START

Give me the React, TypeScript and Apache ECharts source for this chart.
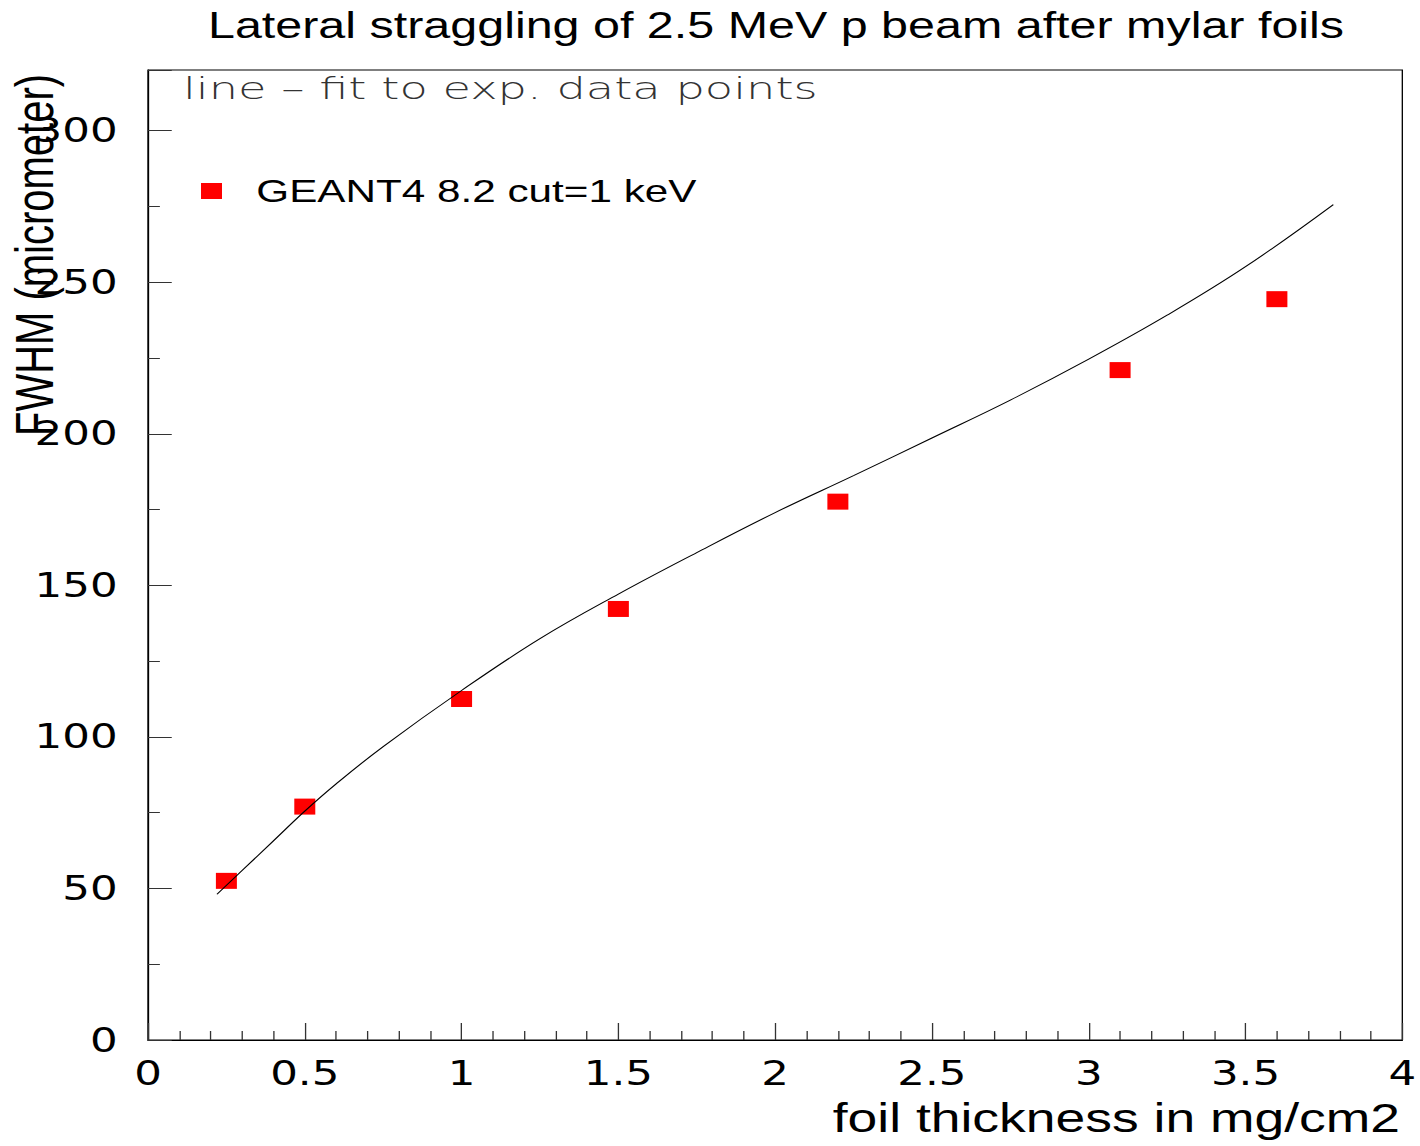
import React, { useEffect, useRef } from "react";
import * as echarts from "echarts";

// The figure is laid out in a narrower box and stretched horizontally,
// the way the original ROOT canvas was exported.
const STRETCH = 1.32;
const PAGE_W = 1420;
const PAGE_H = 1146;
const W = PAGE_W / STRETCH;

const TITLE = "Lateral straggling of 2.5 MeV p beam after mylar foils";
const NOTE = "line \u2013 fit to exp. data points";
const X_NAME = "foil thickness in mg/cm2";
const Y_NAME = "FWHM (micrometer)";
const SERIES_NAME = "GEANT4 8.2 cut=1 keV";

// Simulated points
const thickness = [0.25, 0.5, 1.0, 1.5, 2.2, 3.1, 3.6];
const fwhm = [52.5, 77, 112.5, 142.2, 177.6, 221, 244.4];

// Fit curve through the experimental data
const fitThickness = [0.22, 0.3, 0.4, 0.5, 0.6, 0.75, 1.0, 1.25, 1.5, 1.75, 2.0, 2.25, 2.5, 2.75, 3.0, 3.25, 3.5, 3.78];
const fitFwhm = [48.1, 55.9, 65.7, 75.5, 84.5, 96.8, 115.3, 132.4, 147.1, 160.8, 174.0, 186.2, 198.6, 211.1, 224.6, 239.1, 255.1, 275.6];

const X_MIN = 0;
const X_MAX = 4;
const X_STEP = 0.5;
const Y_MIN = 0;
const Y_MAX = 320;
const Y_STEP = 50;
const Y_MINOR_STEP = 25;
const Y_LAST_LABEL = 300;

const SANS = "Liberation Sans";

export default function App() {
  const ref = useRef<HTMLDivElement>(null);

  useEffect(() => {
    if (!ref.current) return;
    const chart = echarts.init(ref.current, null, { renderer: "svg" });

    const g4Data = thickness.map((x, i) => [x, fwhm[i]]);
    const fitData = fitThickness.map((x, i) => [x, fitFwhm[i]]);

    const axisColor = "#000";

    chart.setOption({
      animation: false,
      backgroundColor: "#fff",
      grid: {
        left: 148 / STRETCH,
        right: W - 1402 / STRETCH,
        top: 70,
        bottom: PAGE_H - 1040,
        show: true,
        borderColor: axisColor,
        borderWidth: 1,
        containLabel: false,
      },
      legend: {
        data: [SERIES_NAME],
        left: 201 / STRETCH - 5,
        top: 170,
        icon: "rect",
        itemWidth: 21 / STRETCH,
        itemHeight: 16,
        itemStyle: { opacity: 1 },
        textStyle: {
          fontFamily: SANS,
          fontSize: 32,
          color: "#000",
          padding: [0, 0, 0, 21],
        },
      },
      xAxis: {
        type: "value",
        min: X_MIN,
        max: X_MAX,
        interval: X_STEP,
        axisLine: { show: true, onZero: false, lineStyle: { color: axisColor, width: 1 } },
        axisTick: { show: true, inside: true, length: 17, lineStyle: { color: "#333" } },
        minorTick: { show: true, splitNumber: 5, length: 9, lineStyle: { color: "#333" } },
        splitLine: { show: false },
        axisLabel: {
          color: "#000",
          fontFamily: "DejaVu Sans",
          fontSize: 33,
          margin: 17,
        },
      },
      yAxis: [
        {
          type: "value",
          min: Y_MIN,
          max: Y_MAX,
          interval: Y_STEP,
          axisLine: { show: true, onZero: false, lineStyle: { color: axisColor, width: 1 } },
          axisTick: { show: true, inside: true, length: 18, lineStyle: { color: "#333" } },
          splitLine: { show: false },
          axisLabel: {
            color: "#000",
            fontFamily: "DejaVu Sans",
            fontSize: 33,
            margin: 23,
            formatter: (v: number) => (v > Y_LAST_LABEL ? "" : String(v)),
          },
        },
        {
          type: "value",
          position: "left",
          min: Y_MIN,
          max: Y_MAX,
          interval: Y_MINOR_STEP,
          axisLine: { show: false },
          axisTick: { show: true, inside: true, length: 9, lineStyle: { color: "#333" } },
          splitLine: { show: false },
          axisLabel: { show: false },
        },
      ],
      series: [
        {
          name: "fit",
          type: "line",
          data: fitData,
          showSymbol: false,
          smooth: 0.4,
          lineStyle: { color: "#000", width: 1 },
          z: 3,
        },
        {
          name: SERIES_NAME,
          type: "scatter",
          data: g4Data,
          symbol: "rect",
          symbolSize: [21 / STRETCH, 16],
          itemStyle: { color: "#ff0000", opacity: 1 },
          z: 2,
        },
      ],
      graphic: [
        {
          type: "text",
          x: 776 / STRETCH,
          y: 25,
          style: {
            text: TITLE,
            fontFamily: SANS,
            fontSize: 36.7,
            fill: "#000",
            textAlign: "center",
            textVerticalAlign: "middle",
          },
        },
        {
          type: "text",
          x: 183 / STRETCH,
          y: 89,
          scaleX: 1.17,
          style: {
            text: NOTE,
            fontFamily: "DejaVu Sans",
            fontWeight: 200,
            fontSize: 30,
            fill: "#333",
            textAlign: "left",
            textVerticalAlign: "middle",
          },
        },
        {
          type: "text",
          x: 35 / STRETCH,
          y: 255,
          rotation: Math.PI / 2,
          style: {
            text: Y_NAME,
            fontFamily: SANS,
            fontSize: 40,
            fill: "#000",
            textAlign: "center",
            textVerticalAlign: "middle",
          },
        },
        {
          type: "text",
          x: 1400 / STRETCH,
          y: 1118,
          style: {
            text: X_NAME,
            fontFamily: SANS,
            fontSize: 40.5,
            fill: "#000",
            textAlign: "right",
            textVerticalAlign: "middle",
          },
        },
      ],
    });

    return () => chart.dispose();
  }, []);

  return (
    <div
      style={{
        position: "absolute",
        left: 0,
        top: 0,
        width: PAGE_W,
        height: PAGE_H,
        overflow: "hidden",
        background: "#fff",
      }}
    >
      <div
        ref={ref}
        style={{
          width: W,
          height: PAGE_H,
          transform: `scaleX(${STRETCH})`,
          transformOrigin: "0 0",
        }}
      />
    </div>
  );
}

END

● Written task
Would you reproduce the lines above, from the very first through the line containing "const W = PAGE_W / STRETCH;", exactly and without the pictures?

● The solution
Give me the React, TypeScript and Apache ECharts source for this chart.
import React, { useEffect, useRef } from "react";
import * as echarts from "echarts";

// The figure is laid out in a narrower box and stretched horizontally,
// the way the original ROOT canvas was exported.
const STRETCH = 1.32;
const PAGE_W = 1420;
const PAGE_H = 1146;
const W = PAGE_W / STRETCH;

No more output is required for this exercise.